As he wrote, normally when a country runs a moderately high current account deficit and relatively rapid inflation is weakening its competitiveness, a depreciation of its currency is expected, whereas the opposite seems to be happening with rupee. The large inflows of foreign capital coupled with the RBI's reluctance (or inability to undertake sterilization of the foreign currency purchases given its preoccupation with managing the record borrowing programme of the government in 2009-10) to intervene in the forex market have contributed to this contrarian trend.
He also points to the adverse impact of Chinese currency manipulation, by pegging its renminbi with a declining dollar, on our exports. In the circumstances, in order to prevent rupee from appreciating and amplifying the external account imbalance, he advocates that the RBI undertake foreign currency purchases (with required sterilization, either through open market sales of government bonds or a resurrection of the market stabilisation scheme or an increase in the CRR) and/or impose some form of capital controls (reduction of ECB borrowing limits, Tobin taxes, tighten P-Note regulations etc), as advocated again by the IMF recently, to limit the surge in inflows.
However, there are problems with implementing Prof Acharya's prescriptions. One, the appreciating rupee has contributed towards keeping imports cheap and therefore inflation (especially manufacturing, by way of capital equipment imports and oil prices) under control. Therefore a depreciation will surely add to the inflationary pressures. Second, it is also debatable as to whether the RBI can afford to intervene aggressively enough (especially when it also has to meet the government's massive borrowing obligations) to keep the rupee from appreciating since it would lead to build up of reserves (which will then stay invested with low return yielding dollar assets) and increased cost of servicing the sterilization efforts.
In this context, as mentioned earlier, raising interest rates will only widen the rate differentials and encourage carry-trade opportunities and capital inflows, and thereby appreciate the rupee further. Also, the higher rates also means that the cost of sterilization interventions increase and thereby constrain the RBI in its market interventions.

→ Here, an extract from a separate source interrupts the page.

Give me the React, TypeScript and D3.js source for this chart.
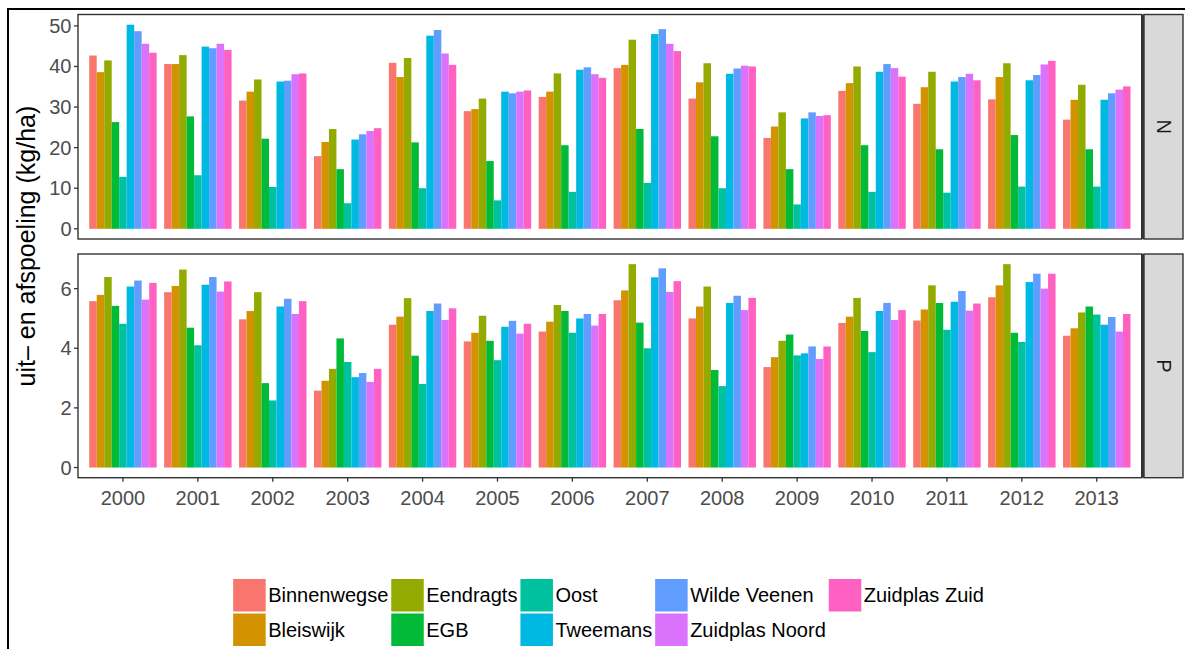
import React from 'react';
import * as d3 from 'd3';

// chart data
const years = ['2000', '2001', '2002', '2003', '2004', '2005', '2006', '2007', '2008', '2009', '2010', '2011', '2012', '2013'];
const sites = ['Binnenwegse', 'Bleiswijk', 'Eendragts', 'EGB', 'Oost', 'Tweemans', 'Wilde Veenen', 'Zuidplas Noord', 'Zuidplas Zuid'];
const siteColors = ['#F8766D', '#D39200', '#93AA00', '#00BA38', '#00C19F', '#00B9E3', '#619CFF', '#DB72FB', '#FF61C3'];

// N (kg/ha), one row per year, columns in site order
const nValues = [
  [42.7, 38.6, 41.5, 26.3, 12.8, 50.3, 48.7, 45.6, 43.4],
  [40.6, 40.6, 42.8, 27.7, 13.2, 44.9, 44.5, 45.6, 44.1],
  [31.6, 33.8, 36.8, 22.2, 10.3, 36.3, 36.5, 38.1, 38.3],
  [17.9, 21.4, 24.6, 14.7, 6.3, 22.0, 23.3, 24.1, 24.8],
  [40.9, 37.4, 42.1, 21.3, 10.0, 47.6, 49.0, 43.2, 40.4],
  [29.0, 29.5, 32.1, 16.7, 7.0, 33.8, 33.4, 33.8, 34.1],
  [32.5, 33.8, 38.3, 20.6, 9.1, 39.2, 39.8, 38.1, 37.2],
  [39.6, 40.4, 46.6, 24.6, 11.3, 48.0, 49.2, 45.6, 43.8],
  [32.1, 36.1, 40.8, 22.8, 10.0, 38.2, 39.5, 40.2, 40.0],
  [22.4, 25.2, 28.7, 14.7, 6.0, 27.2, 28.7, 27.8, 28.0],
  [34.0, 35.9, 40.0, 20.6, 9.1, 38.7, 40.6, 39.6, 37.5],
  [30.8, 34.9, 38.7, 19.6, 8.9, 36.3, 37.4, 38.2, 36.6],
  [31.9, 37.4, 40.8, 23.1, 10.4, 36.6, 37.9, 40.5, 41.4],
  [26.9, 31.8, 35.5, 19.6, 10.4, 31.8, 33.4, 34.3, 35.1],
];

// P (kg/ha)
const pValues = [
  [5.58, 5.79, 6.39, 5.42, 4.82, 6.07, 6.27, 5.63, 6.19],
  [5.88, 6.09, 6.64, 4.69, 4.10, 6.13, 6.39, 5.90, 6.24],
  [4.97, 5.25, 5.88, 2.83, 2.25, 5.40, 5.66, 5.15, 5.58],
  [2.58, 2.91, 3.31, 4.33, 3.54, 3.03, 3.17, 2.87, 3.31],
  [4.79, 5.06, 5.68, 3.75, 2.80, 5.25, 5.50, 4.95, 5.34],
  [4.23, 4.52, 5.09, 4.25, 3.60, 4.72, 4.92, 4.49, 4.82],
  [4.56, 4.89, 5.45, 5.25, 4.52, 5.00, 5.15, 4.76, 5.15],
  [5.61, 5.94, 6.82, 4.86, 4.00, 6.38, 6.68, 5.89, 6.25],
  [5.00, 5.40, 6.07, 3.27, 2.73, 5.52, 5.76, 5.28, 5.69],
  [3.37, 3.70, 4.25, 4.46, 3.76, 3.83, 4.06, 3.64, 4.06],
  [4.85, 5.06, 5.69, 4.58, 3.87, 5.25, 5.52, 4.95, 5.28],
  [4.93, 5.30, 6.11, 5.52, 4.62, 5.56, 5.92, 5.26, 5.50],
  [5.71, 6.11, 6.82, 4.52, 4.21, 6.22, 6.50, 6.00, 6.50],
  [4.42, 4.67, 5.20, 5.40, 5.13, 4.79, 5.05, 4.56, 5.15],
];

const nTicks = [0, 10, 20, 30, 40, 50];
const pTicks = [0, 2, 4, 6];
const yTitle = 'uit\u2013 en afspoeling (kg/ha)';

const W = 1185;
const H = 649;
const FONT = '"Liberation Sans", Arial, Helvetica, sans-serif';
const panelLeft = 78;
const panelRight = 1141.7;
const stripLeft = 1144;
const stripRight = 1183;

const panels = [
  { key: 'N', top: 14.5, bottom: 239, values: nValues, ticks: nTicks },
  { key: 'P', top: 254, bottom: 477.7, values: pValues, ticks: pTicks },
];

function textWidth(s: string, size: number) {
  const ctx = document.createElement('canvas').getContext('2d');
  if (!ctx) return s.length * size * 0.55;
  ctx.font = size + 'px "Liberation Sans", Arial, sans-serif';
  return ctx.measureText(s).width;
}

function Legend() {
  const keySize = 32.5;
  const rows = 2;
  const cols = Math.ceil(sites.length / rows);
  const colW: number[] = [];
  for (let c = 0; c < cols; c++) {
    const labels = sites.slice(c * rows, c * rows + rows);
    const maxW = d3.max(labels, (l) => textWidth(l, 20)) || 0;
    colW.push(keySize + 2.5 + maxW + 3);
  }
  const total = d3.sum(colW);
  const startX = 610 - total / 2;
  const colX = colW.map((_, i) => startX + d3.sum(colW.slice(0, i)));
  const top = 579;
  return (
    <g>
      {sites.map((s, i) => {
        const c = Math.floor(i / rows);
        const r = i % rows;
        const x = colX[c];
        const y = top + r * (keySize + 2);
        return (
          <g key={s}>
            <rect x={x} y={y} width={keySize} height={keySize} fill={siteColors[i]} />
            <text x={x + keySize + 2.5} y={y + keySize / 2} dominantBaseline="central" fontSize={20} fill="#000">
              {s}
            </text>
          </g>
        );
      })}
    </g>
  );
}

export default function App() {
  const x = d3.scaleBand<string>().domain(years).range([panelLeft, panelRight]).paddingInner(0.1).paddingOuter(0.15);
  const xSite = d3.scaleBand<string>().domain(sites).range([0, x.bandwidth()]).padding(0);
  const color = d3.scaleOrdinal<string, string>().domain(sites).range(siteColors);
  const lastPanel = panels[panels.length - 1];

  return (
    <svg
      width={W}
      height={H}
      style={{ position: 'absolute', left: 0, top: 0, background: '#fff' }}
      fontFamily={FONT}
    >
      <rect x={0} y={0} width={W} height={H} fill="#fff" />
      {/* outer frame, cut at right and bottom */}
      <rect x={8} y={9} width={W + 20} height={H + 20} fill="none" stroke="#000" strokeWidth={2} />

      {panels.map((p) => {
        const maxV = d3.max(p.values.flat()) || 1;
        const y = d3.scaleLinear().domain([-0.05 * maxV, 1.05 * maxV]).range([p.bottom, p.top]);
        return (
          <g key={p.key}>
            <rect x={panelLeft} y={p.top} width={panelRight - panelLeft} height={p.bottom - p.top} fill="#fff" />
            {years.map((yr, yi) => (
              <g key={yr} transform={`translate(${x(yr)},0)`}>
                {sites.map((s, si) => {
                  const v = p.values[yi][si];
                  return (
                    <rect
                      key={s}
                      x={xSite(s)}
                      y={y(v)}
                      width={xSite.bandwidth()}
                      height={y(0) - y(v)}
                      fill={color(s)}
                    />
                  );
                })}
              </g>
            ))}
            <rect
              x={panelLeft}
              y={p.top}
              width={panelRight - panelLeft}
              height={p.bottom - p.top}
              fill="none"
              stroke="#333333"
              strokeWidth={1.4}
            />
            {p.ticks.map((t) => (
              <g key={t}>
                <line x1={panelLeft - 4} x2={panelLeft} y1={y(t)} y2={y(t)} stroke="#333333" strokeWidth={1.3} />
                <text x={panelLeft - 6.5} y={y(t)} textAnchor="end" dominantBaseline="central" fontSize={20} fill="#4d4d4d">
                  {t}
                </text>
              </g>
            ))}
            {/* facet strip */}
            <rect
              x={stripLeft}
              y={p.top}
              width={stripRight - stripLeft}
              height={p.bottom - p.top}
              fill="#d9d9d9"
              stroke="#333333"
              strokeWidth={1.4}
            />
            <line x1={panelRight + 1} x2={panelRight + 1} y1={p.top} y2={p.bottom} stroke="#333333" strokeWidth={2.5} />
            <text
              transform={`translate(${(stripLeft + stripRight) / 2},${(p.top + p.bottom) / 2}) rotate(90)`}
              textAnchor="middle"
              dominantBaseline="central"
              fontSize={20}
              fill="#1a1a1a"
            >
              {p.key}
            </text>
          </g>
        );
      })}

      {/* x axis under the bottom panel */}
      {years.map((yr) => {
        const cx = (x(yr) || 0) + x.bandwidth() / 2;
        return (
          <g key={yr}>
            <line x1={cx} x2={cx} y1={lastPanel.bottom} y2={lastPanel.bottom + 4} stroke="#333333" strokeWidth={1.3} />
            <text x={cx} y={505} textAnchor="middle" fontSize={20} fill="#4d4d4d">
              {yr}
            </text>
          </g>
        );
      })}

      <text
        transform={`translate(35,${(panels[0].top + lastPanel.bottom) / 2}) rotate(-90)`}
        textAnchor="middle"
        fontSize={25}
        fill="#000"
      >
        {yTitle}
      </text>

      <Legend />
    </svg>
  );
}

The difficulty of managing such situations also highlights the need to deploy a careful mix of all available options, without relying exclusively on the conventional interest rate channel. I have already blogged about how the RBI used multiple instruments to manage the macroeconomic environment effectively and largely avoided the adverse impact of the sub-prime crisis.
See also this excellent op-ed in the Businessline by Kanagasabapathy who suggest that apart from working on aligning its repo, reverse repo and bank rates, the RBI should also move from being a passive absorber of funds (through its LAF window) to more active liquidity management (by buying g-secs and repo operations to keep call money rates in the repo-reverse repo band). This will ensure that the markets respond immediately to policy interest rate changes (by integrating the rate and quantity channels) so that the ‘rate channel' transmission of monetary policy becomes more effective. As he writes, the rate and quantum channels can be integrated and monetary transmission made effective only if the policy rate changes are complemented and supported by active liquidity management operations.